# Dedekind cuts: proof that $A=0_{\mathbb{R}}$ if and only if $-A = 0_{\mathbb{R}}$.

Constructing the real numbers with Dedekind cuts we have the definition of $-A$ for a given $A\in \mathbb{R}$ as

$$-A = \{p\in \mathbb{Q} : -p\in \mathbb{Q}\setminus A, \ \text{and there is} \ q\in \mathbb{Q}\setminus A \ \text{with} \ q < -p \}.$$

We define then $0_{\mathbb{R}}\in \mathbb{R}$ as the cut $0_{\mathbb{R}}= \{q\in \mathbb{Q} : q < 0\}$.

In that case I'm trying to show that $A = 0_{\mathbb{R}}$ if and only if $-A = 0$. For the first part, supposing $A = 0$ we consider $p\in -A$. In that case $-p\in \mathbb{Q}\setminus A$ and since we are supposing $A = 0_{\mathbb{R}}$ this means $-p\geq 0$ so that $p \leq 0$. We want to show that $p\neq 0$ so that $p\in 0_{\mathbb{R}}$. For that suppose $p = 0$, in that case since $p\in -A$ there is $q\in \mathbb{Q}\setminus A$ such that $q < -p$, but then we have $q < 0$ so that $q\in A$ because $A$ is a cut. Since $q\in \mathbb{Q}\setminus A$ we must have $p\neq 0$ and so $p\in 0_{\mathbb{R}}$ showing $-A\subset 0_{\mathbb{R}}$.
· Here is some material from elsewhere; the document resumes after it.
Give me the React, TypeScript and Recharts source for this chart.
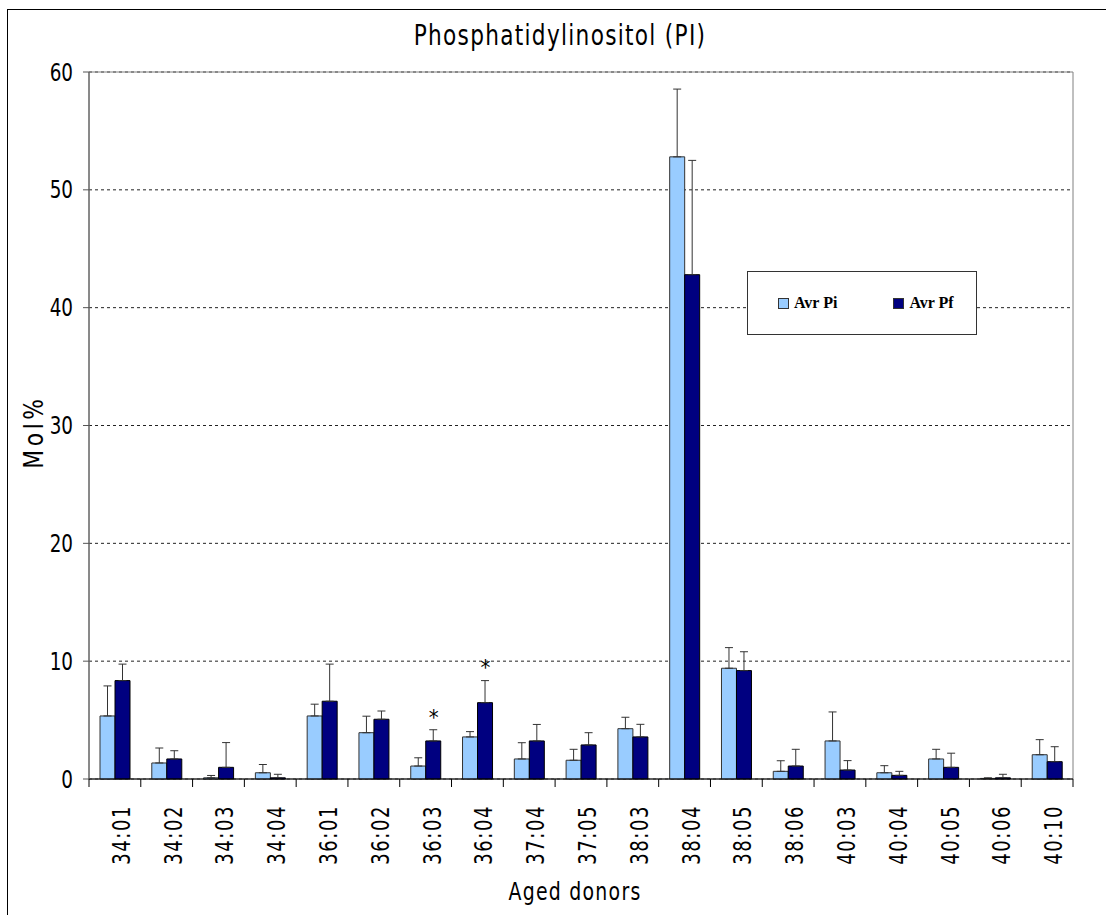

Analogously let $q\in 0_{\mathbb{R}}$, so that $q < 0$ and so that $-q > 0$. In that case $q\in \mathbb{Q}\setminus A$. But $0_{\mathbb{R}}$ is a cut, so thare is $r\in 0_{\mathbb{R}}$ with $q < r < 0$. In that case, setting $s = -r$ we have $s > 0$ so that $s\in \mathbb{Q}\setminus A$ and on the same time, $s < -q$. Because of that $q\in -A$ and so $0_{\mathbb{R}}\subset -A$.

With that we have already that $A = 0$ implies $-A = 0$. Now we have to show that $-A = 0$ implies $A = 0$.

I'm stuck with this one however. How can I finish this proof? I've been thinking for a while but couldn't find a good way to do it.

HINT: Show (or use the fact) that $-(-A) = A$ and use the first part that you proved.